Nach der Trennung von Verfahren steht es grundsätzlich im Ermessen des Gerichts, eine Wiedervereinigung der getrennten Verfahren anzuordnen, sofern prozessökonomische Gründe oder veränderte Umstände dies rechtfertigen. Die einschlägigen Prozessordnungen sehen zwar keine ausdrückliche Regelung für die Wiedervereinigung vor, gestatten es aber, insbesondere auf Antrag einer Partei oder von Amts wegen, abgetrennte Verfahren wieder miteinander zu verbinden, wenn dies der Förderung des Verfahrenserfolgs dient und keine Partei dadurch benachteiligt wird (§ 147 Abs. 2 ZPO).

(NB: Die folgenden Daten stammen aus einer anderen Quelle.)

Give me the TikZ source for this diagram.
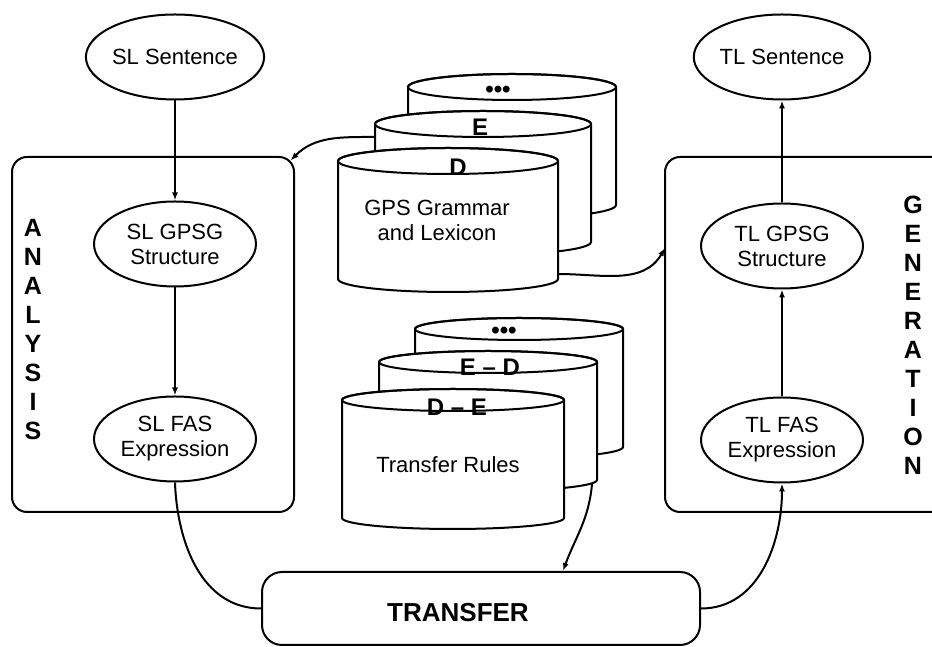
\documentclass[tikz,border=0pt]{standalone}
\usepackage{fontspec}
\setmainfont{Liberation Sans}
\usetikzlibrary{shapes.geometric,arrows.meta,positioning}

\tikzset{
  stage/.style={draw, ellipse, line width=2pt, minimum width=162pt, minimum height=85pt,
    inner sep=0pt, align=center, font=\fontsize{22}{25}\selectfont},
  flow/.style={line width=2pt, -{Latex[length=8pt,width=6pt]}},
  link/.style={line width=2pt},
  disklabel/.style={inner sep=0pt, font=\fontsize{24}{24}\selectfont\bfseries},
  disktext/.style={inner sep=0pt, align=center, font=\fontsize{22}{25}\selectfont},
  sidelabel/.style={inner sep=0pt, align=center, font=\fontsize{25}{29}\selectfont\bfseries}
}

% one disk of a stack: centre x, top y, half width, half height of the rim
\newcommand{\disk}[4]{%
  \filldraw[fill=white, line width=2pt] (#1-#3,#2) -- (#1-#3,#2-118)
    arc[start angle=180, end angle=360, x radius=#3, y radius=#4]
    -- (#1+#3,#2) arc[start angle=0, end angle=180, x radius=#3, y radius=#4] -- cycle;
  \draw[line width=2pt] (#1,#2) ellipse[x radius=#3, y radius=#4];
}

\begin{document}
\begin{tikzpicture}[x=1pt, y=1pt]
  \useasboundingbox (0,0) rectangle (932,647);

  % analysis
  \node[draw, rounded corners=15pt, line width=2pt, minimum width=282pt, minimum height=355pt] (analysis) at (153,312.5) {};
  \node[sidelabel] (analysislabel) at (33,317.5) {A\\N\\A\\L\\Y\\S\\I\\S};
  \node[stage] (slsent) at (175,590) {SL Sentence};
  \node[stage] (slgpsg) at (175,403) {SL GPSG\\Structure};
  \node[stage] (slfas) at (175,208) {SL FAS\\Expression};

  % generation
  \draw[link, rounded corners=15pt] (932,490) -- (665,490) -- (665,135) -- (932,135);
  \node[sidelabel] (generationlabel) at (913,311.5) {G\\E\\N\\E\\R\\A\\T\\I\\O\\N};
  \node[stage] (tlsent) at (782,590) {TL Sentence};
  \node[stage] (tlgpsg) at (782,401) {TL GPSG\\Structure};
  \node[stage] (tlfas) at (782,207) {TL FAS\\Expression};

  % transfer
  \node[draw, rounded corners=20pt, line width=2pt, minimum width=438pt, minimum height=73pt] (transfer) at (481,38.5) {};
  \node[inner sep=0pt, font=\fontsize{26}{26}\selectfont\bfseries] (transferlabel) at (458,34) {TRANSFER};

  % grammar and lexicon
  \disk{512}{560}{104}{13}
  \disk{483}{523}{108}{13}
  \disk{448}{486}{110}{13}
  \node[disklabel] (gpsmore) at (498,555) {•••};
  \node[disklabel] (gpse) at (480,520) {E};
  \node[disklabel] (gpsd) at (458,480) {D};
  \node[disktext] (gps) at (437,427) {GPS Grammar\\and Lexicon};

  % transfer rules
  \disk{519}{318}{104}{11}
  \disk{488}{285}{109}{11}
  \disk{453}{247}{111}{11}
  \node[disklabel] (rulesmore) at (504,314) {•••};
  \node[disklabel] (rulesed) at (490,280) {E -- D};
  \node[disklabel] (rulesde) at (457,240) {D -- E};
  \node[disktext] (rules) at (448,182) {Transfer Rules};

  \coordinate (gpsmid) at (375,510);
  \coordinate (gpsfront) at (558,373);
  \coordinate (rulesmid) at (592,163);
  \coordinate (anacorner) at ([shift={(-4.4pt,-4.4pt)}]analysis.north east);
  \coordinate (genside) at (665,399);
  \coordinate (transfertop) at ([xshift=82pt]transfer.north);

  % connectors
  \draw[flow] (slsent) -- (slgpsg);
  \draw[flow] (slgpsg) -- (slfas);
  \draw[flow] (tlfas) -- (tlgpsg);
  \draw[flow] (tlgpsg) -- (tlsent);
  \draw[link] (slfas.south) to[out=-88, in=180] (transfer.west);
  \draw[flow] (transfer.east) to[out=0, in=-90] (tlfas.south);
  \draw[flow] (rulesmid) to[out=-95, in=70] (transfertop);
  \draw[flow] (gpsmid) to[out=180, in=45] (anacorner);
  \draw[flow] (gpsfront) to[out=0, in=-120] (genside);
\end{tikzpicture}
\end{document}
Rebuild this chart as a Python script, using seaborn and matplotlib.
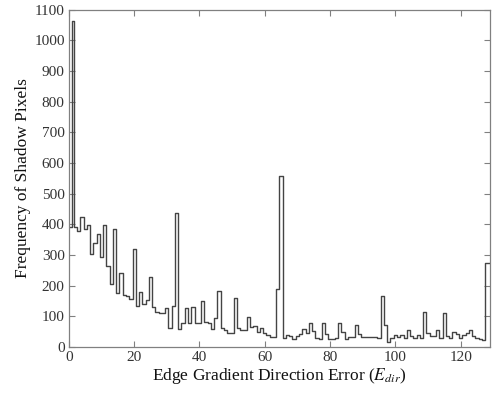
import numpy as np
import pandas as pd
import matplotlib
matplotlib.use("Agg")
import matplotlib.pyplot as plt
import seaborn as sns

# Histogram counts for direction error 1..128
error_bins = np.arange(1, 129)
pixel_counts = [
    1065, 390, 378, 425, 385, 398, 302, 340, 370, 293,
    398, 265, 205, 385, 176, 243, 170, 168, 157, 320,
    134, 178, 140, 154, 228, 131, 115, 110, 110, 126,
    61, 134, 438, 58, 78, 127, 78, 130, 78, 78,
    151, 83, 78, 58, 94, 183, 61, 56, 46, 46,
    161, 61, 56, 56, 99, 66, 70, 50, 61, 45,
    38, 32, 32, 188, 558, 30, 38, 35, 25, 36,
    41, 58, 45, 77, 52, 28, 25, 77, 44, 25,
    25, 30, 77, 48, 25, 33, 33, 72, 44, 33,
    33, 33, 32, 32, 28, 165, 72, 15, 30, 38,
    32, 40, 28, 55, 35, 28, 40, 30, 115, 45,
    35, 35, 56, 30, 112, 35, 30, 50, 42, 28,
    40, 45, 55, 35, 30, 25, 22, 275,
]
# the curve starts at ~390 before the first (narrow) peak bin
lead_count = 392
x_ticks = [0, 20, 40, 60, 80, 100, 120]
y_ticks = list(range(0, 1101, 100))

sns.set_theme(style="ticks")
plt.rcParams["font.family"] = ["Liberation Serif", "DejaVu Serif"]
plt.rcParams["mathtext.fontset"] = "stix"

fig = plt.figure(figsize=(4.99, 3.93), dpi=100)
ax = fig.add_axes([0.138, 0.117, 0.844, 0.858])

# bin edges: lead bin [0,1], then narrow first bin [1,1.5], then unit bins
edges = [0.0, 1.0] + list(error_bins[:-1] + 0.5) + [129.0]
centers = [0.5, 1.25] + list(error_bins[1:].astype(float))
df = pd.DataFrame({"err": centers, "count": [lead_count] + pixel_counts})

sns.histplot(data=df, x="err", weights="count", bins=edges, element="step",
             fill=False, color="#444444", linewidth=1.0, ax=ax)

ax.set_xlim(0, 129)
ax.set_ylim(0, 1100)
ax.set_xticks(x_ticks)
ax.set_yticks(y_ticks)
ax.tick_params(direction="in", length=4, width=0.8, colors="#808080",
               labelcolor="#333333", labelsize=11, top=True, right=True, pad=3)
for s in ax.spines.values():
    s.set_visible(True)
    s.set_color("#808080")
    s.set_linewidth(0.9)

ax.set_xlabel(r"Edge Gradient Direction Error ($E_{dir}$)", fontsize=12.5,
              color="#111111", labelpad=1)
ax.set_ylabel("Frequency of Shadow Pixels", fontsize=12.5, color="#111111",
              labelpad=2)

fig.savefig("out.png", dpi=100)
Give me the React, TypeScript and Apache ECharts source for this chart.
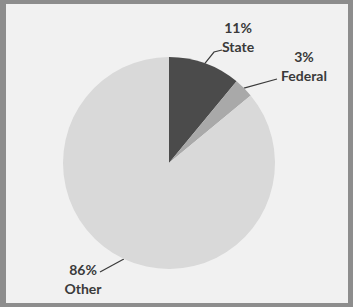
import React, { useEffect, useRef } from "react";
import * as echarts from "echarts";

const categories = ["State", "Federal", "Other"];
const values = [11, 3, 86];
const colors = ["#4b4b4b", "#a9a9a9", "#d9d9d9"];

// label anchor positions (text block centers) and line bends, per slice
const labelCenters = [
  [238, 37],
  [304, 66],
  [83, 279],
];
const lineBends = [
  [[214, 52], [222, 50]],
  [[277, 79]],
  [[100, 272]],
];

export default function App() {
  const ref = useRef<HTMLDivElement>(null);
  useEffect(() => {
    document.body.style.margin = "0";
    const chart = echarts.init(ref.current!, null, { renderer: "svg" });
    chart.setOption({
      animation: false,
      backgroundColor: "#8d8d8d",
      graphic: [
        {
          type: "rect",
          z: -10,
          shape: { x: 6, y: 4, width: 342, height: 299 },
          style: { fill: "#f1f1f1" },
          silent: true,
        },
      ],
      series: [
        {
          type: "pie",
          center: [169, 163],
          radius: 106,
          startAngle: 90,
          clockwise: true,
          data: categories.map((c, i) => ({
            name: c,
            value: values[i],
            itemStyle: { color: colors[i] },
          })),
          label: {
            show: true,
            formatter: "{c}%\n{b}",
            fontFamily: "Lato",
            fontWeight: "bold",
            fontSize: 14,
            lineHeight: 19,
            color: "#3a3a3a",
            align: "center",
          },
          labelLine: {
            show: true,
            lineStyle: { color: "#3a3a3a", width: 1.2 },
          },
          labelLayout: (params: any) => {
            const i = params.dataIndex;
            const first = params.labelLinePoints ? params.labelLinePoints[0] : null;
            const pts = first ? [first, ...lineBends[i]] : undefined;
            return {
              x: labelCenters[i][0],
              y: labelCenters[i][1],
              align: "center",
              verticalAlign: "middle",
              labelLinePoints: pts,
            };
          },
        },
      ],
    });
    return () => chart.dispose();
  }, []);
  return <div ref={ref} style={{ width: 353, height: 307 }} />;
}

Dabei ist auf die prozessuale Situation und die Verfahrensstadien, insbesondere laufende Fristen und bereits begonnene Beweisaufnahmen, besondere Rücksicht zu nehmen.
Was geschieht mit gemeinsamen Streitgegenständen nach der Trennung?
Nach einer Verfahrensabtrennung werden gemeinsame Streitgegenstände, sofern sie weiter in beiden Verfahren von Bedeutung sind, jeweils isoliert verhandelt und entschieden. Dies kann zur Folge haben, dass parallel unterschiedliche Entscheidungen in Bezug auf denselben Sachverhalt getroffen werden, mit der Möglichkeit divergierender Urteile. Zum Schutz der Rechtssicherheit ist das Gericht gehalten, auch nach der Trennung auf eine inhaltliche Abstimmung oder zumindest auf eine Beachtung bereits ergangener Entscheidungen, soweit prozessual zulässig, hinzuwirken. In seltenen Fällen kann die rechtskräftige Entscheidung in einem Verfahren Bindungswirkung für das andere entfalten, z.B. im Wege der materiellen Rechtskraft; im Regelfall bleiben die Verfahren jedoch unabhängig voneinander.